*What needs to be done*
The entries below contain a line with "Give me the matplotlib source for this chart." and a line with "ax.set_ylim(0, 70)". Retype exactly everything from the first down to the second, both included, and nothing else.

* begin Input *

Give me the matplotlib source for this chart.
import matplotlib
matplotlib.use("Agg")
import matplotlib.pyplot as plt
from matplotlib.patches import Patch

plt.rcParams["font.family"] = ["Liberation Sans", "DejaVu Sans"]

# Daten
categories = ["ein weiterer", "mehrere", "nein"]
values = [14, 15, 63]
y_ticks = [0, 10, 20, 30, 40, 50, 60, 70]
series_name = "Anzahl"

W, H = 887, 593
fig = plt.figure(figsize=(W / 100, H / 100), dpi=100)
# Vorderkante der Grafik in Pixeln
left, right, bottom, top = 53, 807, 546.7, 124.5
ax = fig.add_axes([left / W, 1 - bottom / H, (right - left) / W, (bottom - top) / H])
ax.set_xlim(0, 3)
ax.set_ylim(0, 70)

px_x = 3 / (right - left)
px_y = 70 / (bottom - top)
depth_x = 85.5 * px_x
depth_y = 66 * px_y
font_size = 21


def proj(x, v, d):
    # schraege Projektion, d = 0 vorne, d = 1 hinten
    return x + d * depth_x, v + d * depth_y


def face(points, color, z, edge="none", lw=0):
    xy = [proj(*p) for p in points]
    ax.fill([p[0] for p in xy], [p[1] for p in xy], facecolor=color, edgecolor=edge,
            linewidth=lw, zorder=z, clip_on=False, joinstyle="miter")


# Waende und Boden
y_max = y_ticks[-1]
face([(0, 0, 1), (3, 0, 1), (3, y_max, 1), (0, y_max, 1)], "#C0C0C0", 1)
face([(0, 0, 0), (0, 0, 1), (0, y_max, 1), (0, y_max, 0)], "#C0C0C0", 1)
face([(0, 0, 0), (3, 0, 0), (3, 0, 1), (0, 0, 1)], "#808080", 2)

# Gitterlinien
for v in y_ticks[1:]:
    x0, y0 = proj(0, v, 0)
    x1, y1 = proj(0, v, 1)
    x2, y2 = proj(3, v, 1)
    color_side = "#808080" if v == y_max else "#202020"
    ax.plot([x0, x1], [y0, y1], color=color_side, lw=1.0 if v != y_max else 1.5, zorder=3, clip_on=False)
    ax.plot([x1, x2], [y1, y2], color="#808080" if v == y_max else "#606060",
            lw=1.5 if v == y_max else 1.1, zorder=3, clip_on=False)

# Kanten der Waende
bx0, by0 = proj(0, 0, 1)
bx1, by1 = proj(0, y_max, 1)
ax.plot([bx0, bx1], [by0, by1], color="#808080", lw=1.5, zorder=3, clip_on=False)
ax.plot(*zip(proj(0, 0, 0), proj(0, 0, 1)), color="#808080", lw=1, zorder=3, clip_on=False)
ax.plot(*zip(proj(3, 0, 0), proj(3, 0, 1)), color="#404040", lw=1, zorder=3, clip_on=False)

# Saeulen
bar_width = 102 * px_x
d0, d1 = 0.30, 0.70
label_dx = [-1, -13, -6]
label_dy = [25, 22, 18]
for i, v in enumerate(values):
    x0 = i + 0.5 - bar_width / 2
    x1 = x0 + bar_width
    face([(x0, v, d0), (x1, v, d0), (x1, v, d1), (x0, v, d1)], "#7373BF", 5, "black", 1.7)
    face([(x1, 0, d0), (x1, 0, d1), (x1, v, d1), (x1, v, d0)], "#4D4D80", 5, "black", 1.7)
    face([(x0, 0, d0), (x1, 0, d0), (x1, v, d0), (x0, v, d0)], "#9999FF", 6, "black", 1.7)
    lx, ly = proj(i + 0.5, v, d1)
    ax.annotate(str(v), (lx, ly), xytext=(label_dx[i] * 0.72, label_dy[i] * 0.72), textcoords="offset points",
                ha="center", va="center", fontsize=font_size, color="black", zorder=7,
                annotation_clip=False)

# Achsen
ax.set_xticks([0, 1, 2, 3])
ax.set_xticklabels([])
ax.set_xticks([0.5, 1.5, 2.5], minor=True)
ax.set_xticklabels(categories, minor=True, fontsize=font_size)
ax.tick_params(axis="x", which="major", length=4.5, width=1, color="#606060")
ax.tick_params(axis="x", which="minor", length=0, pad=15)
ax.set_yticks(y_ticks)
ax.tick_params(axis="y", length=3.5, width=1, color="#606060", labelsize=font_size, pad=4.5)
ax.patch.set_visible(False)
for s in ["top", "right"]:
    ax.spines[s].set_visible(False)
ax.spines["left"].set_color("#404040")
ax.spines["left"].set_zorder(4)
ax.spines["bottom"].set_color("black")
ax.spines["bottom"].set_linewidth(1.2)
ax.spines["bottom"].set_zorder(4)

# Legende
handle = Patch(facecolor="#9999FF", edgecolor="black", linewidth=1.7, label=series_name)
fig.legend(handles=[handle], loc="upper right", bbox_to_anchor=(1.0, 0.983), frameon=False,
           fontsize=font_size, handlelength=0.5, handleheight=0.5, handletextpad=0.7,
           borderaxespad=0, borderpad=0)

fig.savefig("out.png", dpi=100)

* end Input *
* begin Input *

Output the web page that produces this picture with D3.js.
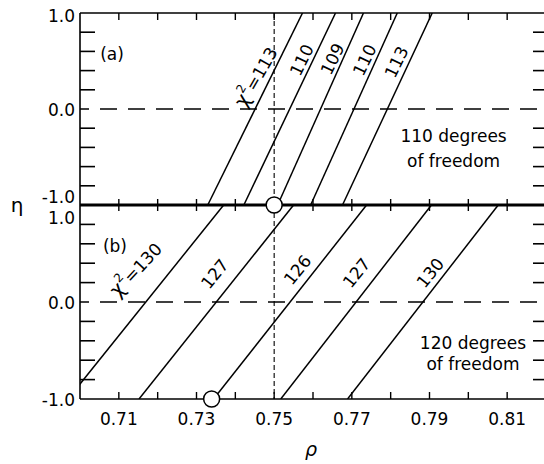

* end Input *

*Written response*
Give me the matplotlib source for this chart.
import matplotlib
matplotlib.use("Agg")
import matplotlib.pyplot as plt
from matplotlib.patches import Patch

plt.rcParams["font.family"] = ["Liberation Sans", "DejaVu Sans"]

# Daten
categories = ["ein weiterer", "mehrere", "nein"]
values = [14, 15, 63]
y_ticks = [0, 10, 20, 30, 40, 50, 60, 70]
series_name = "Anzahl"

W, H = 887, 593
fig = plt.figure(figsize=(W / 100, H / 100), dpi=100)
# Vorderkante der Grafik in Pixeln
left, right, bottom, top = 53, 807, 546.7, 124.5
ax = fig.add_axes([left / W, 1 - bottom / H, (right - left) / W, (bottom - top) / H])
ax.set_xlim(0, 3)
ax.set_ylim(0, 70)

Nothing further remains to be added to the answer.